- _Exercise objective_:
Retype the whole listing verbatim and keep the pictures out of it.

- _Dataset excerpt_:
--- BEGIN ---

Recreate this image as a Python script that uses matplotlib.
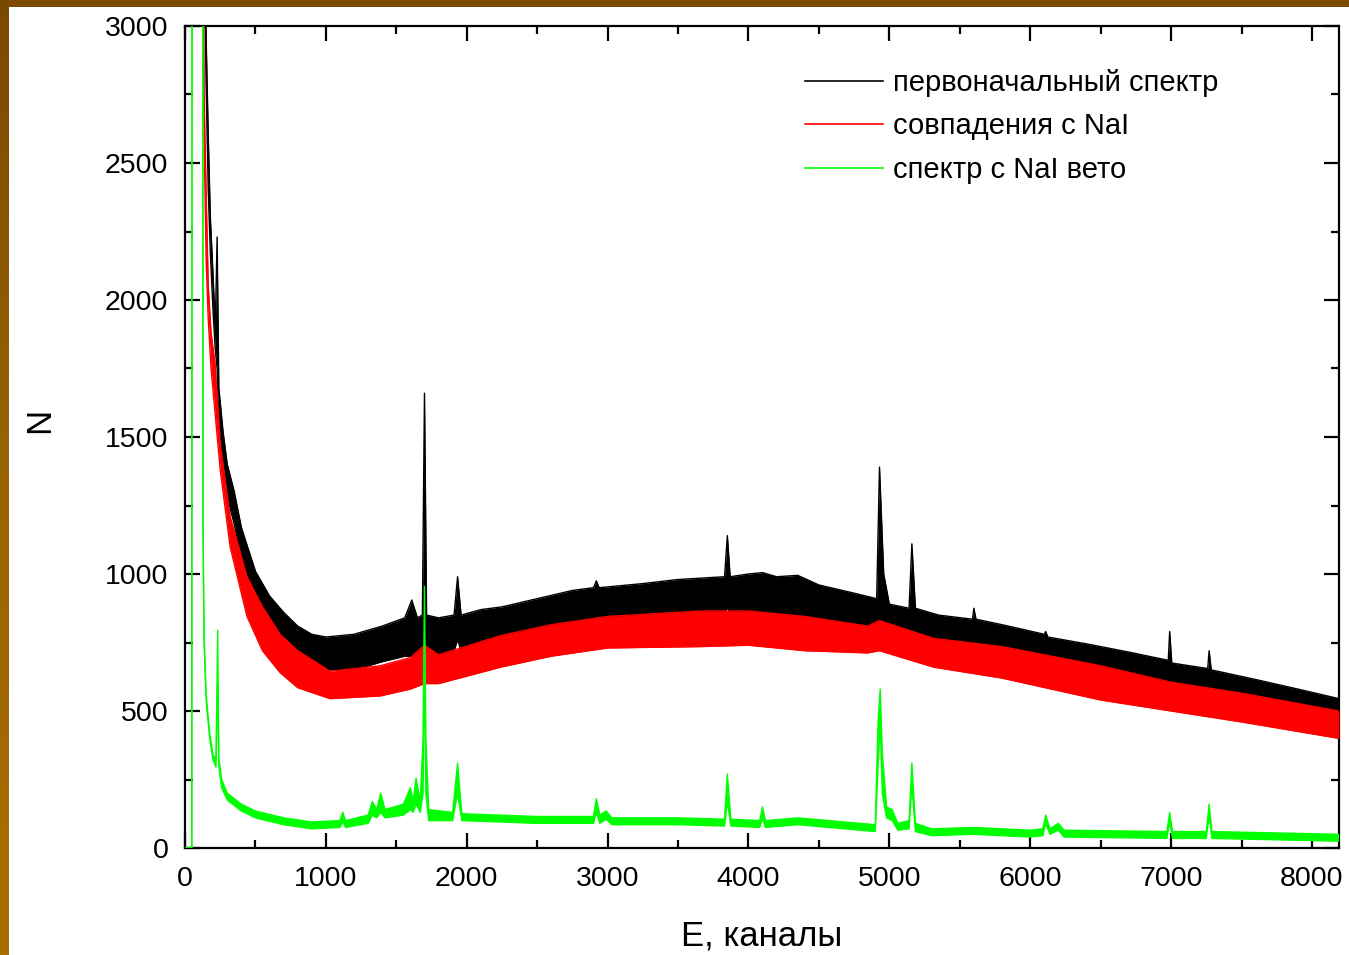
"""
Gamma spectrum of the detector: raw spectrum, coincidences with NaI and NaI-vetoed spectrum.
Each spectrum is given as a noise band (lower / upper edge) over the channel axis.
"""
import numpy as np
import matplotlib.pyplot as plt
from matplotlib.lines import Line2D
from matplotlib.colors import LinearSegmentedColormap

plt.rcParams["font.family"] = ["Liberation Sans", "DejaVu Sans"]

# первоначальный спектр: channel, lower edge, upper edge of the band
raw_ch = [135, 150, 165, 180, 200, 215, 228, 240, 270, 300, 350, 400, 450, 500, 600, 700,
          800, 900, 1000, 1200, 1400, 1560, 1610, 1650, 1685, 1700, 1715, 1800, 1910, 1935,
          1960, 2100, 2250, 2500, 2750, 2900, 2920, 2940, 3250, 3500, 3830, 3850, 3870, 4000,
          4100, 4200, 4350, 4500, 4750, 4910, 4930, 4960, 5000, 5140, 5160, 5185, 5350, 5590,
          5600, 5615, 5800, 6100, 6110, 6125, 6400, 6700, 6980, 6990, 7005, 7260, 7270, 7285,
          7600, 7900, 8192]
raw_lo = [3300, 2780, 2400, 2170, 1950, 1820, 1750, 1550, 1400, 1280, 1180, 1060, 960, 890, 800, 730,
          690, 660, 650, 650, 680, 700, 700, 690, 700, 720, 700, 700, 720, 760,
          720, 740, 770, 790, 810, 820, 850, 820, 830, 840, 850, 880, 850, 840,
          850, 830, 820, 810, 790, 780, 800, 780, 750, 740, 760, 730, 720, 700,
          720, 700, 680, 650, 660, 640, 620, 590, 570, 590, 565, 545, 560, 540,
          510, 480, 455]
raw_hi = [3400, 2960, 2600, 2300, 2080, 1900, 2230, 1680, 1520, 1400, 1300, 1170, 1090, 1010, 920, 860,
          810, 780, 770, 780, 810, 840, 905, 840, 850, 1660, 850, 840, 850, 990,
          850, 870, 880, 910, 940, 950, 975, 950, 965, 980, 990, 1140, 990, 1000,
          1005, 990, 995, 960, 930, 910, 1390, 1000, 890, 875, 1110, 875, 850, 835,
          875, 835, 815, 780, 790, 770, 745, 715, 685, 790, 675, 655, 720, 650,
          615, 580, 545]

# совпадения с NaI
coin_ch = [128, 135, 150, 165, 185, 213, 250, 320, 440, 550, 675, 800, 1030, 1385, 1600,
           1700, 1800, 2240, 2600, 3000, 3659, 4000, 4400, 4845, 4930, 5314, 5800, 6501,
           7000, 7500, 8192]
coin_lo = [3200, 2600, 2150, 1930, 1750, 1590, 1380, 1100, 845, 720, 640, 585, 545, 555, 580,
           600, 600, 660, 700, 730, 735, 740, 720, 712, 720, 660, 620, 540,
           500, 460, 400]
coin_hi = [3300, 2760, 2390, 2050, 1880, 1770, 1470, 1210, 990, 880, 780, 720, 645, 665, 695,
           740, 705, 775, 815, 845, 865, 865, 845, 810, 830, 765, 735, 665,
           605, 565, 500]

# спектр с NaI вето
veto_ch = [0, 48, 50, 126, 128, 135, 150, 175, 200, 220, 232, 240, 260, 300, 400, 500, 700,
           900, 1100, 1120, 1140, 1300, 1330, 1360, 1390, 1420, 1550, 1600, 1620, 1640, 1670,
           1690, 1700, 1710, 1730, 1900, 1935, 1965, 2500, 2900, 2920, 2945, 2990, 3030, 3500,
           3830, 3850, 3875, 4080, 4100, 4120, 4350, 4900, 4920, 4935, 4950, 4980, 5020, 5060,
           5140, 5160, 5185, 5300, 5600, 6000, 6090, 6110, 6140, 6200, 6240, 6970, 6990, 7010,
           7250, 7270, 7290, 8192]
veto_lo = [0, 0, 3500, 3500, 1180, 760, 540, 400, 320, 295, 600, 300, 220, 175, 135, 110, 85,
           70, 75, 95, 75, 90, 120, 110, 130, 110, 120, 140, 130, 160, 130,
           200, 700, 200, 100, 100, 200, 100, 90, 90, 130, 90, 105, 85, 85,
           80, 170, 80, 75, 110, 75, 85, 60, 300, 450, 200, 110, 100, 65,
           70, 230, 60, 45, 50, 40, 45, 90, 50, 65, 40, 35, 95, 35,
           35, 120, 35, 25]
veto_hi = [0, 0, 3500, 3500, 1200, 780, 560, 420, 340, 320, 795, 330, 250, 200, 160, 135, 110,
           95, 100, 130, 100, 120, 170, 140, 200, 140, 160, 220, 170, 255, 170,
           400, 955, 400, 140, 130, 310, 125, 115, 115, 180, 120, 135, 110, 110,
           105, 270, 105, 100, 150, 100, 110, 85, 460, 580, 350, 150, 140, 90,
           100, 310, 90, 70, 75, 65, 70, 120, 70, 90, 65, 60, 130, 60,
           60, 160, 60, 50]

series = [
    ("первоначальный спектр", "#000000", raw_ch, raw_lo, raw_hi),
    ("совпадения с NaI", "#ff0000", coin_ch, coin_lo, coin_hi),
    ("спектр с NaI вето", "#00ff00", veto_ch, veto_lo, veto_hi),
]


def main():
    W, H = 1349, 955
    fig = plt.figure(figsize=(W / 100, H / 100), dpi=100, facecolor="white")

    # slide frame: brown strip on top, gradient strip on the left
    top = fig.add_axes([0, 1 - 7 / H, 1, 7 / H])
    top.axis("off")
    top.add_patch(plt.Rectangle((0, 0), 1, 1, color="#7d4c00", transform=top.transAxes))
    left = fig.add_axes([0, 0, 9 / W, 1])
    grad = np.linspace(0, 1, 256).reshape(-1, 1)
    cmap = LinearSegmentedColormap.from_list("frame", ["#7a4900", "#9a6300", "#a86e00"])
    left.imshow(grad, aspect="auto", cmap=cmap, extent=[0, 1, 0, 1])
    left.axis("off")

    ax = fig.add_axes([185 / W, (H - 848) / H, (1339 - 185) / W, (848 - 26) / H])

    for z, (name, color, ch, lo, hi) in enumerate(series):
        ax.fill_between(ch, lo, hi, color=color, linewidth=0, zorder=2 + z)
        ax.plot(ch, lo, color=color, lw=1.0, zorder=2 + z)
        ax.plot(ch, hi, color=color, lw=1.0, zorder=2 + z)

    ax.set_xlim(0, 8192)
    ax.set_ylim(0, 3000)
    ax.set_xticks(np.arange(0, 8001, 1000))
    ax.set_xticks(np.arange(500, 8192, 1000), minor=True)
    ax.set_yticks(np.arange(0, 3001, 500))
    ax.set_yticks(np.arange(250, 3000, 500), minor=True)
    ax.tick_params(which="both", direction="in", top=True, right=True, width=1.6,
                   labelsize=20.5, colors="black")
    ax.tick_params(which="major", length=10.5)
    ax.tick_params(which="minor", length=5.5)
    ax.tick_params(axis="x", pad=13)
    ax.tick_params(axis="y", pad=12)
    for sp in ax.spines.values():
        sp.set_linewidth(1.6)

    ax.set_xlabel("E, каналы", fontsize=25, labelpad=20)
    ax.set_ylabel("N", fontsize=25)
    ax.yaxis.set_label_coords(-0.112, 0.52)

    handles = [Line2D([], [], color=c, lw=1.2) for _, c, *_ in series]
    labels = [s[0] for s in series]
    ax.legend(handles, labels, loc="upper left", bbox_to_anchor=(0.537, 0.948),
              frameon=False, fontsize=21, handlelength=2.69, handletextpad=0.33,
              labelspacing=0.54, borderpad=0, borderaxespad=0)

    fig.savefig("out.png", dpi=100, facecolor="white")
    plt.close(fig)


if __name__ == "__main__":
    main()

--- END ---

- _Exercise response_:
Recreate this image as a Python script that uses matplotlib.
"""
Gamma spectrum of the detector: raw spectrum, coincidences with NaI and NaI-vetoed spectrum.
Each spectrum is given as a noise band (lower / upper edge) over the channel axis.
"""
import numpy as np
import matplotlib.pyplot as plt
from matplotlib.lines import Line2D
from matplotlib.colors import LinearSegmentedColormap

plt.rcParams["font.family"] = ["Liberation Sans", "DejaVu Sans"]

# первоначальный спектр: channel, lower edge, upper edge of the band
raw_ch = [135, 150, 165, 180, 200, 215, 228, 240, 270, 300, 350, 400, 450, 500, 600, 700,
          800, 900, 1000, 1200, 1400, 1560, 1610, 1650, 1685, 1700, 1715, 1800, 1910, 1935,
          1960, 2100, 2250, 2500, 2750, 2900, 2920, 2940, 3250, 3500, 3830, 3850, 3870, 4000,
          4100, 4200, 4350, 4500, 4750, 4910, 4930, 4960, 5000, 5140, 5160, 5185, 5350, 5590,
          5600, 5615, 5800, 6100, 6110, 6125, 6400, 6700, 6980, 6990, 7005, 7260, 7270, 7285,
          7600, 7900, 8192]
raw_lo = [3300, 2780, 2400, 2170, 1950, 1820, 1750, 1550, 1400, 1280, 1180, 1060, 960, 890, 800, 730,
          690, 660, 650, 650, 680, 700, 700, 690, 700, 720, 700, 700, 720, 760,
          720, 740, 770, 790, 810, 820, 850, 820, 830, 840, 850, 880, 850, 840,
          850, 830, 820, 810, 790, 780, 800, 780, 750, 740, 760, 730, 720, 700,
          720, 700, 680, 650, 660, 640, 620, 590, 570, 590, 565, 545, 560, 540,
          510, 480, 455]
raw_hi = [3400, 2960, 2600, 2300, 2080, 1900, 2230, 1680, 1520, 1400, 1300, 1170, 1090, 1010, 920, 860,
          810, 780, 770, 780, 810, 840, 905, 840, 850, 1660, 850, 840, 850, 990,
          850, 870, 880, 910, 940, 950, 975, 950, 965, 980, 990, 1140, 990, 1000,
          1005, 990, 995, 960, 930, 910, 1390, 1000, 890, 875, 1110, 875, 850, 835,
          875, 835, 815, 780, 790, 770, 745, 715, 685, 790, 675, 655, 720, 650,
          615, 580, 545]

# совпадения с NaI
coin_ch = [128, 135, 150, 165, 185, 213, 250, 320, 440, 550, 675, 800, 1030, 1385, 1600,
           1700, 1800, 2240, 2600, 3000, 3659, 4000, 4400, 4845, 4930, 5314, 5800, 6501,
           7000, 7500, 8192]
coin_lo = [3200, 2600, 2150, 1930, 1750, 1590, 1380, 1100, 845, 720, 640, 585, 545, 555, 580,
           600, 600, 660, 700, 730, 735, 740, 720, 712, 720, 660, 620, 540,
           500, 460, 400]
coin_hi = [3300, 2760, 2390, 2050, 1880, 1770, 1470, 1210, 990, 880, 780, 720, 645, 665, 695,
           740, 705, 775, 815, 845, 865, 865, 845, 810, 830, 765, 735, 665,
           605, 565, 500]

# спектр с NaI вето
veto_ch = [0, 48, 50, 126, 128, 135, 150, 175, 200, 220, 232, 240, 260, 300, 400, 500, 700,
           900, 1100, 1120, 1140, 1300, 1330, 1360, 1390, 1420, 1550, 1600, 1620, 1640, 1670,
           1690, 1700, 1710, 1730, 1900, 1935, 1965, 2500, 2900, 2920, 2945, 2990, 3030, 3500,
           3830, 3850, 3875, 4080, 4100, 4120, 4350, 4900, 4920, 4935, 4950, 4980, 5020, 5060,
           5140, 5160, 5185, 5300, 5600, 6000, 6090, 6110, 6140, 6200, 6240, 6970, 6990, 7010,
           7250, 7270, 7290, 8192]
veto_lo = [0, 0, 3500, 3500, 1180, 760, 540, 400, 320, 295, 600, 300, 220, 175, 135, 110, 85,
           70, 75, 95, 75, 90, 120, 110, 130, 110, 120, 140, 130, 160, 130,
           200, 700, 200, 100, 100, 200, 100, 90, 90, 130, 90, 105, 85, 85,
           80, 170, 80, 75, 110, 75, 85, 60, 300, 450, 200, 110, 100, 65,
           70, 230, 60, 45, 50, 40, 45, 90, 50, 65, 40, 35, 95, 35,
           35, 120, 35, 25]
veto_hi = [0, 0, 3500, 3500, 1200, 780, 560, 420, 340, 320, 795, 330, 250, 200, 160, 135, 110,
           95, 100, 130, 100, 120, 170, 140, 200, 140, 160, 220, 170, 255, 170,
           400, 955, 400, 140, 130, 310, 125, 115, 115, 180, 120, 135, 110, 110,
           105, 270, 105, 100, 150, 100, 110, 85, 460, 580, 350, 150, 140, 90,
           100, 310, 90, 70, 75, 65, 70, 120, 70, 90, 65, 60, 130, 60,
           60, 160, 60, 50]

series = [
    ("первоначальный спектр", "#000000", raw_ch, raw_lo, raw_hi),
    ("совпадения с NaI", "#ff0000", coin_ch, coin_lo, coin_hi),
    ("спектр с NaI вето", "#00ff00", veto_ch, veto_lo, veto_hi),
]


def main():
    W, H = 1349, 955
    fig = plt.figure(figsize=(W / 100, H / 100), dpi=100, facecolor="white")

    # slide frame: brown strip on top, gradient strip on the left
    top = fig.add_axes([0, 1 - 7 / H, 1, 7 / H])
    top.axis("off")
    top.add_patch(plt.Rectangle((0, 0), 1, 1, color="#7d4c00", transform=top.transAxes))
    left = fig.add_axes([0, 0, 9 / W, 1])
    grad = np.linspace(0, 1, 256).reshape(-1, 1)
    cmap = LinearSegmentedColormap.from_list("frame", ["#7a4900", "#9a6300", "#a86e00"])
    left.imshow(grad, aspect="auto", cmap=cmap, extent=[0, 1, 0, 1])
    left.axis("off")

    ax = fig.add_axes([185 / W, (H - 848) / H, (1339 - 185) / W, (848 - 26) / H])

    for z, (name, color, ch, lo, hi) in enumerate(series):
        ax.fill_between(ch, lo, hi, color=color, linewidth=0, zorder=2 + z)
        ax.plot(ch, lo, color=color, lw=1.0, zorder=2 + z)
        ax.plot(ch, hi, color=color, lw=1.0, zorder=2 + z)

    ax.set_xlim(0, 8192)
    ax.set_ylim(0, 3000)
    ax.set_xticks(np.arange(0, 8001, 1000))
    ax.set_xticks(np.arange(500, 8192, 1000), minor=True)
    ax.set_yticks(np.arange(0, 3001, 500))
    ax.set_yticks(np.arange(250, 3000, 500), minor=True)
    ax.tick_params(which="both", direction="in", top=True, right=True, width=1.6,
                   labelsize=20.5, colors="black")
    ax.tick_params(which="major", length=10.5)
    ax.tick_params(which="minor", length=5.5)
    ax.tick_params(axis="x", pad=13)
    ax.tick_params(axis="y", pad=12)
    for sp in ax.spines.values():
        sp.set_linewidth(1.6)

    ax.set_xlabel("E, каналы", fontsize=25, labelpad=20)
    ax.set_ylabel("N", fontsize=25)
    ax.yaxis.set_label_coords(-0.112, 0.52)

    handles = [Line2D([], [], color=c, lw=1.2) for _, c, *_ in series]
    labels = [s[0] for s in series]
    ax.legend(handles, labels, loc="upper left", bbox_to_anchor=(0.537, 0.948),
              frameon=False, fontsize=21, handlelength=2.69, handletextpad=0.33,
              labelspacing=0.54, borderpad=0, borderaxespad=0)

    fig.savefig("out.png", dpi=100, facecolor="white")
    plt.close(fig)


if __name__ == "__main__":
    main()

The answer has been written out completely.